How contextualized models handle new and unknown diseases

Traditional models also fail to explain emerging or newly discovered disease types because the models are produced for fixed, predetermined patient groups. In contrast, the contextualized modeling approach used by Ellington and Xing is generative, producing models on demand for new contexts. In the study, the researchers applied this to predict gene behavior in types of tumors they had never seen before.

Xing noted that “there is a consensus that biology is composed of intricate multi-scale systems, consisting of molecules, cells, organs, individuals and ecosystems, but this intuition has been built case-by-case over decades. Contextualized modeling is the first general method that allows us to test this intuition rigorously, and the variation we see across individuals is astounding. The insights we gained creating contextualized models are also helping us build GenBio AI(opens in new window), where we are developing multi-scale simulators for all of biology, building up to an AI-driven digital organism or AIDO,” he added. “Our goal for the AIDO is not just to represent the average person, but to be able to simulate the unique aspects of my biology and your biology in our own contexts.”

Modeling uncommon cancers unlocks broader insights

The team proved their contextualized model’s effectiveness by applying it to thyroid carcinoma, a cancer known to be highly survivable. Because the prognosis for thyroid cancer is usually good, it may be understudied, and the overall survivability can hide rarer types with worse outcomes, Ellington said.
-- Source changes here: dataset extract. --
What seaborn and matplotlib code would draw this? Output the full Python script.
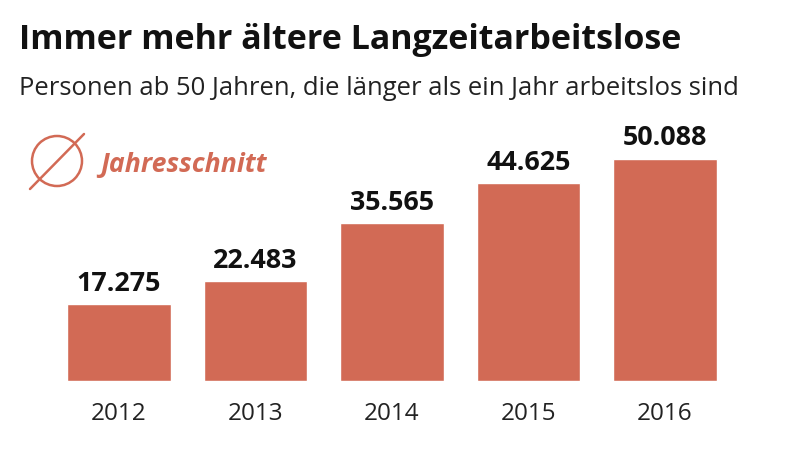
import matplotlib
matplotlib.use("Agg")
import matplotlib.pyplot as plt
import seaborn as sns

years = ["2012", "2013", "2014", "2015", "2016"]
values = [17275, 22483, 35565, 44625, 50088]
value_labels = ["17.275", "22.483", "35.565", "44.625", "50.088"]

BAR = "#d26a55"

sns.set_style("white")
plt.rcParams['font.family'] = ['Open Sans', 'DejaVu Sans']

fig = plt.figure(figsize=(8, 4.52), dpi=100)
ax = fig.add_axes([0, 70.5 / 452, 1, (452 - 70.5) / 452])

sns.barplot(x=years, y=values, color=BAR, width=0.76, saturation=1, ax=ax)

# bar pitch is 136.5 px, baseline sits at y=381 px
pitch = 136.5
ax.set_xlim(-119 / pitch, (800 - 119) / pitch)
ax.set_ylim(0, 381.5 * 50088 / (381.5 - 160))
ax.axis("off")

for i, (v, lab) in enumerate(zip(values, value_labels)):
    ax.annotate(lab, (i, v), xytext=(0, 15.5), textcoords="offset points", ha="center",
                va="center", fontsize=19.4, fontweight="bold", color="#111111")

for i, y in enumerate(years):
    ax.annotate(y, (i, 0), xytext=(0, -23.5), textcoords="offset points", ha="center",
                va="center", fontsize=17.5, color="#222222")

fig.text(19 / 800, 1 - 40 / 452, "Immer mehr ältere Langzeitarbeitslose", fontsize=24.45,
         fontweight="bold", color="#111111", va="center")
fig.text(19 / 800, 1 - 88.5 / 452, "Personen ab 50 Jahren, die länger als ein Jahr arbeitslos sind",
         fontsize=18.42, color="#222222", va="center")

# average symbol, drawn in figure pixels
over = fig.add_axes([0, 0, 1, 1], facecolor="none")
over.set_xlim(0, 800)
over.set_ylim(452, 0)
over.axis("off")
over.add_patch(plt.Circle((57, 162), 25, fill=False, ec=BAR, lw=1.8))
over.plot([30, 84], [190, 135], color=BAR, lw=1.8)
over.text(100, 165, "Jahresschnitt", fontsize=19.2, fontweight="bold", style="italic",
          color=BAR, va="center")

fig.savefig("out.png", dpi=100)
By applying contextualized networks to predict patient-specific tumor models for thyroid carcinoma, they were able to identify a new type of the disease with a worse prognosis, which they hope can inspire new therapies.

“The approach is much more than thyroid cancer, though,” Ellington explained. “We learn individualized gene networks for each of the nearly 8,000 cancer patients in our study, which cover 25 cancer types, including lung, brain, stomach and more. Thyroid cancer emerged as an interesting case study, but there is a lot more biology and medical insight to be extracted here.”

By accounting for the similarities and differences between individual cancers in the modeling approach, the team can also learn more about cancer as a whole, Ellington said.

The group has also provided a web tool(opens in new window) for exploration and visualization of the pan-cancer dataset.

Embracing complexity yields better results

While the team applied their model to cancer in this study, contextualized networks have the potential to improve decision-making in any field where data is complex, messy or incomplete, which is often the case in health care and biology.

In most experiments, scientists can only improve accuracy in one way: by adding more samples of the same kind (like repeating a test multiple times). This is because traditional models struggle when faced with too many different conditions. In medicine, that limitation could mean missing a critical insight about how a treatment works for certain patients. Contextualized models allow scientists to improve accuracy in an entirely new way: by adding more variety to the conditions they study (different patient types, environments or disease stages).

Contextualized models do this by learning about the similarities and differences between different contexts and using that information to improve models in every context. As a result, contextualized models can handle thousands of different conditions at once, learning which ones matter most for predicting outcomes. The research team showed that contextualized models consistently outperformed traditional approaches, especially when working with messy, varied or limited real-world data.

“Scientists often focus on a few key conditions because it’s easier to analyze,” Ellington said. “What we're showing is that you don’t have to limit yourself — and in fact, you’ll get better, more useful results by embracing many different conditions. It makes your research more flexible, more insightful and ultimately helps more people.”

The future is contextualized

The researchers want to continue to develop the model, eventually using it to personalize treatment plans for patients. To accelerate the path from model to medicine, the researchers have made a toolkit publicly available at contextualized.ml(opens in new window).